I remember telling a student that any muscles not needed to make a shot needed to be relaxed and he said, “. . . but I would fall down.” I went on to explain that standing did indeed require muscle tension and was also required to make a shot, because “flopped on the ground” is not a solid platform from which to shoot.
Now, I am not sure what I meant back then. I recently saw a golf coach take on the “relaxation mantra” and claim that very little in a golfer’s body is relaxed when swinging a golf club. I tend to think this is true of elite archer’s also, but what do I think now?
And Now . . .
Now I think that it is more complicated that I thought then, but not a great deal more.
We are always talking about unnecessary muscle tension needing to be relaxed away (in golf, too). The goal is always to execute each shot the same way as the previous one and trying to achieve a consistent level of muscle tension is quite difficult. We can only maintain it in our bow shoulder (which is holding the bow up) because the mass of the bow is constant and so is the acceleration of gravity at that locale. So we need enough muscle tension to hold the bow at a particular level and that force is a constant force which creates a constant counter force in your musculature. Similarly the back muscle tension you exert at full draw is based upon whatever your holding weight is, which is a constant because your bow isn’t changing in draw weight (unless something is very wrong).
So, imagine keeping, say, your abdominal muscles slightly flexed. How much muscle tension is involved in doing that? How good are you at setting that level and keeping that level? I suspect not very good, so we . . . in general . . . start from a position of keeping non-essential muscles as relaxed as possible. This is a somewhat identifiable level of relaxation/muscle tension.
If, as an elite athlete, you decide that flexing your abdominal muscles allows you to shoot better (more consistently, more accurately, whatever) then you will have a baseline to work from, which is “as relaxed as possible.”
Whenever we make changes we need to compare the “new” with the “old” to find out if we have made an improvement, rather than just a change. We recommend that when making equipment changes, that you mark everything involved, e.g. clicker position, arrow rest position, number of turns on limb bolts, etc. and document that change in writing in your notebook. The reason for these recommendations is if the change isn’t an improvement you want to have the option to set everything back to that previous arrangement. The “relaxed as is possible” body condition is at least a somewhat findable condition if you want to retreat from some other body condition that was recommended for you.

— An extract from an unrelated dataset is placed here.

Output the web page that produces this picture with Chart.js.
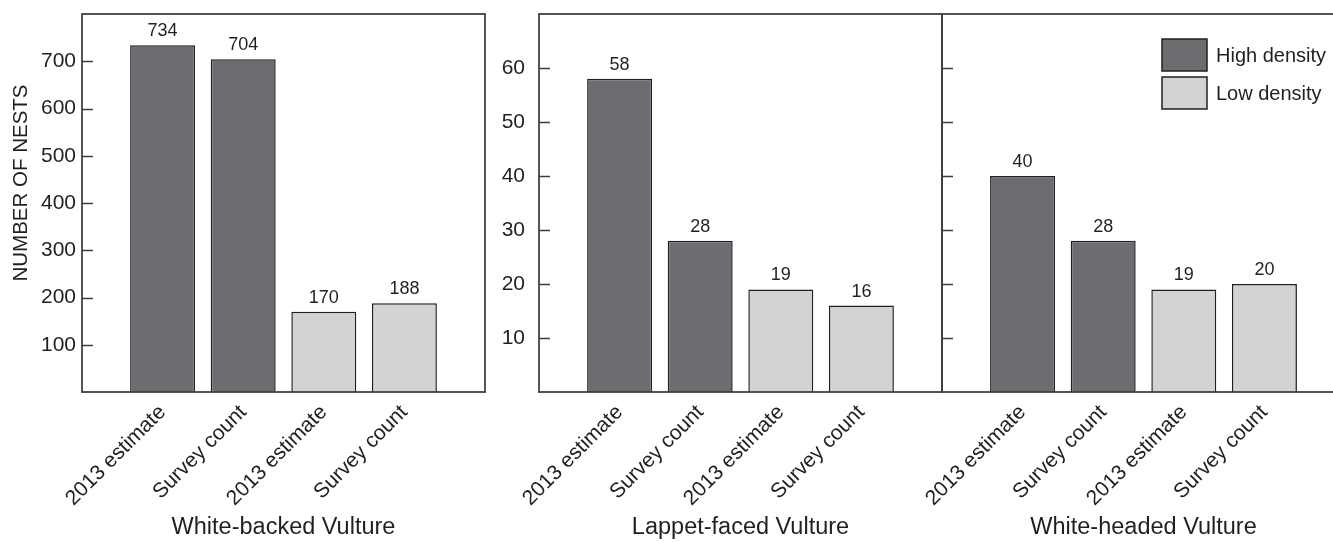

In archery, we are almost always better off throwing body postures onto our skeletons than our musculatures. For example, Rick McKinney had what he called his “wind stance” (see photo above). In this stance his feet were roughly 80° from a square stance, that is both feet were almost pointing at the target. He then had to rotate his body 90° the other way to get into full draw position. This created a fair amount of torso twist. (I have never been able to even demonstrate this, let alone do it while shooting.) That rotation of the torso creates a very rigid shooting platform that is less susceptible to being blown around by the wind.
How much muscle tension is generated in that twisting? Heck if I know, but it is made regular through the positioning of the feet. Where you place your feet determines how much muscle tension is needed to get into your full draw position. This is what I mean by “loading body postures onto our skeletons.”
The “when” aspect of muscle tension is fairly simple. I argue that the shot actually begins when the bow is raised. Everything preceding that is part of what I call the “pre-shot routine.” All muscle tensions need to be in place before full-draw position is reached. I argue this because if you took a light weight bow and got on target and then flexed a new muscle, any muscle, I think you would see that your aim was affected. I often tell students that I want them to “pause at the top” to see if they have become still. Stillness only happens when muscles are in a fixed state of relaxation/tension. Muscles are to allow you to move. Flex one and you will move. Moving is not being still. So, the pause at the top is to see if you are still (there are signs). You should not shoot until you are still. And then for consistencies sake, you should hold as much of your muscle tension until the shot is over . . . and, boys and girls, how do we know the shot’s over?
The shot isn’t over until the bow takes a bow (as in a theatrical bow).